The sigh floated up through the tunnel, a dark wisp twisting and turning through the winding dirt until at last it reached the surface. It hung there briefly, a small, dark cloud, before dissipating into a thousand droplets of despair.
Far below the ground, the woodchuck lay on her back on the dirt floor of her burrow. It had been a bad week. Actually, it had been a bad three and a half years, but somehow everything seemed compounded in the last few days. She was tired of being sad, sick of watching the news and even more terrified of not watching it. She knew it made sense to back off a bit and take her ignorance into hibernation, but if she didn’t stay informed, how could she call herself a citizen? She sighed again, and watched the exhaled breath float above her head, already starting to surf the current of breeze that occasionally circulated through the tunnel.

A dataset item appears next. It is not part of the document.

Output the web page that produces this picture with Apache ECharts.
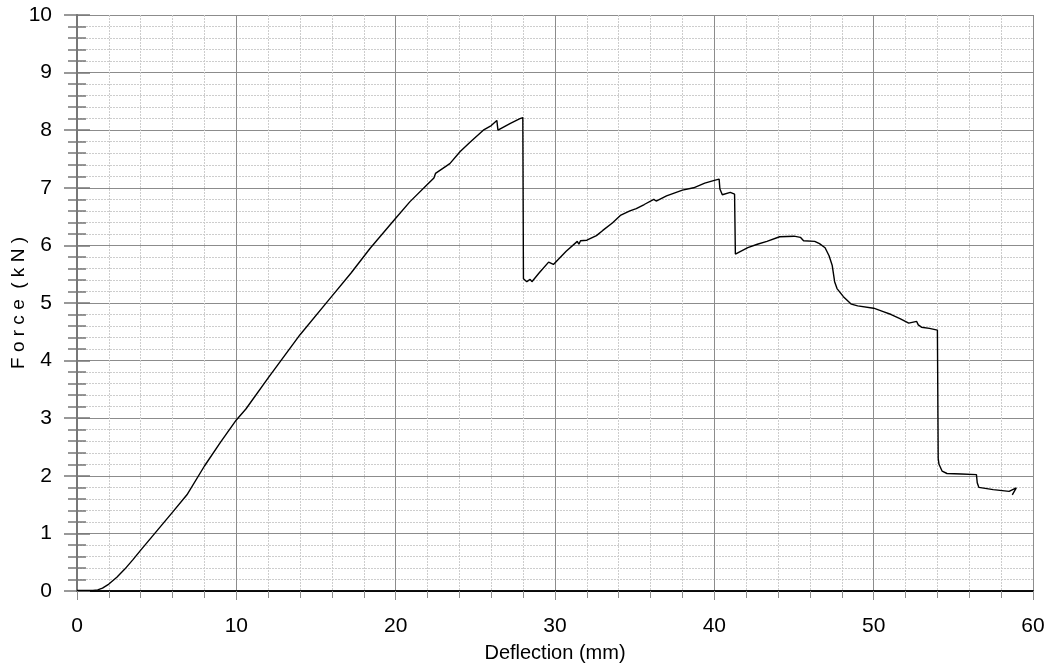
<!DOCTYPE html>
<html>
<head>
<meta charset="utf-8">
<script src="https://cdn.jsdelivr.net/npm/echarts@6/dist/echarts.min.js"></script>
<style>
    html, body { margin: 0; padding: 0; background: #fff; }
    #chart { width: 1047px; height: 671px; }
</style>
</head>
<body>
<div id="chart"></div>
<script>
// deflection (mm)
var deflection = [
    0, 0.5, 1.0, 1.3, 1.6, 2.0, 2.5, 3.0, 3.5, 4.0,
    5.0, 6.0, 6.9, 8.0, 9.0, 10.0, 10.6, 12.0, 14.0, 15.7,
    16.0, 17.2, 18.4, 20.0, 20.9, 22.0, 22.4, 22.5, 23.4, 24.05,
    24.7, 25.5, 26.0, 26.35, 26.42, 27.2, 27.8, 27.98, 28.02, 28.23,
    28.44, 28.55, 29.0, 29.6, 29.9, 30.0, 30.7, 31.4, 31.5, 31.6,
    32.0, 32.6, 33.0, 33.6, 34.1, 34.7, 35.1, 35.6, 36.2, 36.35,
    37.0, 38.0, 38.7, 39.4, 40.0, 40.3, 40.35, 40.5, 40.6, 41.0,
    41.27, 41.32, 41.4, 42.1, 42.7, 43.3, 44.1, 45.0, 45.4, 45.6,
    46.3, 46.6, 46.95, 47.2, 47.4, 47.55, 47.7, 48.1, 48.6, 49.0,
    50.0, 50.6, 51.1, 51.65, 52.2, 52.7, 52.8, 53.0, 53.5, 54.0,
    54.05, 54.1, 54.3, 54.6, 55.5, 56.45, 56.5, 56.6, 57.5, 58.5,
    58.95, 58.7
];
// force (kN)
var force = [
    0.01, 0.01, 0.01, 0.02, 0.05, 0.12, 0.24, 0.38, 0.54, 0.71,
    1.04, 1.37, 1.67, 2.17, 2.58, 2.97, 3.16, 3.7, 4.45, 5.02,
    5.12, 5.52, 5.95, 6.47, 6.76, 7.06, 7.17, 7.25, 7.42, 7.63,
    7.8, 8.0, 8.08, 8.17, 8.0, 8.12, 8.2, 8.22, 5.42, 5.37,
    5.41, 5.37, 5.52, 5.71, 5.67, 5.68, 5.9, 6.07, 6.02, 6.08,
    6.09, 6.17, 6.26, 6.39, 6.52, 6.6, 6.64, 6.71, 6.8, 6.77,
    6.86, 6.96, 7.0, 7.08, 7.13, 7.15, 6.98, 6.88, 6.87, 6.92,
    6.89, 5.85, 5.84, 5.96, 6.02, 6.07, 6.15, 6.16, 6.14, 6.08,
    6.07, 6.03, 5.96, 5.82, 5.65, 5.37, 5.25, 5.11, 4.98, 4.95,
    4.91, 4.85, 4.8, 4.73, 4.65, 4.68, 4.62, 4.58, 4.56, 4.53,
    2.3, 2.2, 2.08, 2.04, 2.03, 2.02, 1.88, 1.8, 1.76, 1.73,
    1.79, 1.67
];
// axis ranges / tick steps
var xRange = [0, 60], xStep = 10;
var yRange = [0, 10], yStep = 1;

var points = deflection.map(function (d, i) {
    return [d, force[i]];
});

var font = '"Liberation Sans", Arial, sans-serif';
var majorGrid = {show: true, lineStyle: {color: '#8c8c8c', width: 1}};
var minorGrid = {show: true, lineStyle: {color: '#cdcdcd', width: 1, type: [2, 1]}};

var chart = echarts.init(document.getElementById('chart'), null, {renderer: 'canvas'});
chart.setOption({
    animation: false,
    backgroundColor: '#fff',
    grid: {left: 77, right: 14, top: 15, bottom: 80, containLabel: false, outerBoundsMode: 'none'},
    xAxis: [
        {
            type: 'value', min: xRange[0], max: xRange[1], interval: xStep,
            name: 'Deflection (mm)', nameLocation: 'middle', nameGap: 52, nameMoveOverlap: false,
            nameTextStyle: {fontFamily: font, fontSize: 20, color: '#000'},
            axisLine: {onZero: false, lineStyle: {color: '#000', width: 1.5}},
            axisTick: {length: 9, lineStyle: {color: '#8c8c8c'}},
            minorTick: {show: true, splitNumber: 5, length: 7, lineStyle: {color: '#8c8c8c'}},
            axisLabel: {fontFamily: font, fontSize: 21, color: '#000', margin: 25},
            splitLine: majorGrid,
            minorSplitLine: minorGrid
        },
        {
            type: 'value', min: xRange[0], max: xRange[1], position: 'top',
            axisLine: {show: true, lineStyle: {color: '#000', width: 1.5}},
            axisTick: {show: false}, axisLabel: {show: false}, splitLine: {show: false}
        }
    ],
    yAxis: [
        {
            type: 'value', min: yRange[0], max: yRange[1], interval: yStep,
            name: 'F o r c e  ( k N )', nameLocation: 'middle', nameGap: 49, nameMoveOverlap: false,
            nameTextStyle: {fontFamily: font, fontSize: 19, color: '#000'},
            axisLine: {show: true, onZero: false, lineStyle: {color: '#777', width: 2}},
            axisTick: {show: true, length: 13, lineStyle: {color: '#777', width: 1.5}},
            minorTick: {show: true, splitNumber: 5, length: 9, lineStyle: {color: '#777', width: 1.5}},
            axisLabel: {fontFamily: font, fontSize: 21, color: '#000', margin: 25},
            splitLine: majorGrid,
            minorSplitLine: minorGrid
        },
        {
            // same axis again, ticks pointing inward so they cross the axis line
            type: 'value', min: yRange[0], max: yRange[1], interval: yStep, position: 'left', offset: 0,
            axisLine: {show: false},
            axisTick: {show: true, inside: true, length: 13, lineStyle: {color: '#777', width: 1.5}},
            minorTick: {show: true, splitNumber: 5, length: 9, lineStyle: {color: '#777', width: 1.5}},
            axisLabel: {show: false}, splitLine: {show: false}
        },
        {
            type: 'value', min: yRange[0], max: yRange[1], position: 'right',
            axisLine: {show: true, lineStyle: {color: '#777', width: 1.5}},
            axisTick: {show: false}, axisLabel: {show: false}, splitLine: {show: false}
        }
    ],
    series: [
        {
            type: 'line',
            data: points,
            showSymbol: false,
            lineStyle: {color: '#000', width: 1.4},
            z: 5
        }
    ]
});
</script>
</body>
</html>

“Philomena, it’s going to be okay,” a soothing voice whispered next to her ear. The woodchuck startled at the sound of her cousin’s voice, sitting up quickly and banging her head on the ceiling.
“Shirley, how did you get in here?!” she shrieked, rubbing the rising bump. “And how did you know I was worried?”
“Phil, I know you so well that I always can tell when you’re upset. Also, there was a toxic cloud of black vapor that looked like a dementor just imploded hanging above the entrance of your burrow. No one does despair quite as visually as you do.”
“Shirley, I heard there was going to be a coop! It must be the chickens — you know they get very protective about where they lay their eggs.”
“Phil, it’s a coup, which is not exactly the same thing, and it’s a fowl thought but the chickens are not involved. It’s about claiming the election is rigged, but nothing is going to happen if we all vote. There are more of us and we just have to get organized and make sure everyone knows what to do. Here, I brought you something.”
Shirley thrust a paper into the woodchuck’s paw. It was a list of names of animals from various parts of the forest. “It’s part of a letter writing campaign. We’re sending hand-written messages to try to convince all of our relatives to vote.”
The woodchuck considered the list before her. Damn, she had a lot of cousins. “I can’t write to all of these groundhogs!” she exclaimed. “I don’t have an opposable thumb!”
“You don’t have to write to all of them,” Shirley replied. “Just take the top five on the list and start with those. Doing something will give you a sense of control, and maybe that cyclone of sighs hovering over your burrow will finally dissolve.”
After Shirley had crawled up the tunnel toward home, the woodchuck sat and thought for a long time. Could this possibly make a difference? It really didn’t seem like it could. This was a waste of time, because who would listen to a simple woodchuck? What a dumb idea.
She noticed something sitting on her dresser. It was a delicate, white lace collar. She touched the fragile piece, and then slowly tied it around her neck. She inhaled deeply, but her exhale this time was not a sigh, but a deep, cleansing breath. She picked up her pencil and began to write.